Haven't seen that. I'd be pissed too.


----------



## millwright01 (Apr 17, 2013)

You either have malware from an unrelated search, or cookies from one of those sites on your computer. The ads post based on recent activity as logged by your cache. Do a cleanup and they will change. If you notice, if you start looking around and searching RV's they will be RV based, if you surf around for lawn mowers, the will be mower based etc. I like to use CCleaner and Malware Bytes free programs, but I am sure there are others out there. Also delete your browser history and clean it up regularly.


----------



## Thig (Apr 17, 2013)

millwright01 said:


> You either have malware from an unrelated search, or cookies from one of those sites on your computer. The ads post based on recent activity as logged by your cache. Do a cleanup and they will change. If you notice, if you start looking around and searching RV's they will be RV based, if you surf around for lawn mowers, the will be mower based etc. I like to use CCleaner and Malware Bytes free programs, but I am sure there are others out there. Also delete your browser history and clean it up regularly.

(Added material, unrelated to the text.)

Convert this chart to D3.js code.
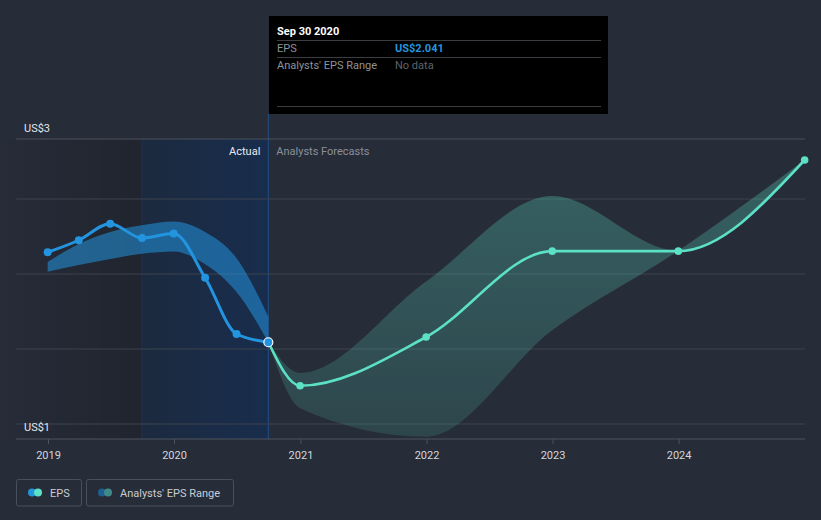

That explains why I am NOT getting ads for ugly girls, haven't been searching for any.


----------



## jimmyjames23 (Apr 17, 2013)

millwright01 said:


> I like to use CCleaner and Malware Bytes free programs,



A 1/4 tsp of K-Meta per Gigabyte works well too.


----------



## Runningwolf (Apr 17, 2013)

I have never seen that either. Those ads are not related to this forum. I do notice though when I research something on the computer all of a sudden I get ads showing up on Facebook or here that are related. For instance right now I got the AR Drone 2 showing up. A remote helicopter with cameras.


----------



## Hokapsig (Apr 17, 2013)

I'm going to claim discrimination as I got NO girl's ANYTHING on my ads. I got a couple of car ads, but that's it.


Darn....


----------



## Bartman (Apr 18, 2013)

I love when the Google ads, in their infinite wisdom, place some hilariously ironic ad on whatever page I am looking at. I expect to eventually see an Alcoholics Anonymous ad popping up here sometime.


----------



## Wade E (Apr 18, 2013)

Yep, that area is based on what YOU have been looking around at on your computer or someone else on your computer and generates ads based on what you have recently searched. Sorry, clean your cookies and cache. Its not on our end as we would not approve of that!!!!! We can not control this on our side. Mine is showing LL Bean as I just placed an order there yesterday!


----------



## vernsgal (Apr 18, 2013)

put Adblock on your computer and you won't get any of those ads on any site(and it's free!)


----------



## ffemt128 (Apr 18, 2013)

Yep, I had an ad for Tableau Software because I was searching for info about the conference in pgh here on Tuesday and our company uses the product.


----------



## cmason1957 (Apr 18, 2013)

I agree with the install ad block software. I haven't seen an ad on any site in several years.


----------



## Brew and Wine Supply (Apr 18, 2013)

all the ads that pop up for me are wine and automotive related.


----------



## JohnT (Apr 18, 2013)

Wade E said:


> Yep, that area is based on what YOU have been looking around at on your computer or someone else on your computer and generates ads based on what you have recently searched. Sorry, clean your cookies and cache. Its not on our end as we would not approve of that!!!!! We can not control this on our side. Mine is showing LL Bean as I just placed an order there yesterday!


 
That simply can not be true. How can you explain all of the ads for Welches I keep seeing?


----------



## Julie (Apr 18, 2013)

JohnT said:


> That simply can not be true. How can you explain all of the ads for Welches I keep seeing?


 
Aha I knew it!!!!!! You do have a secret desire for Welch's wine!!!


----------



## robie (Apr 18, 2013)

JohnT said:


> That simply can not be true. How can you explain all of the ads for Welches I keep seeing?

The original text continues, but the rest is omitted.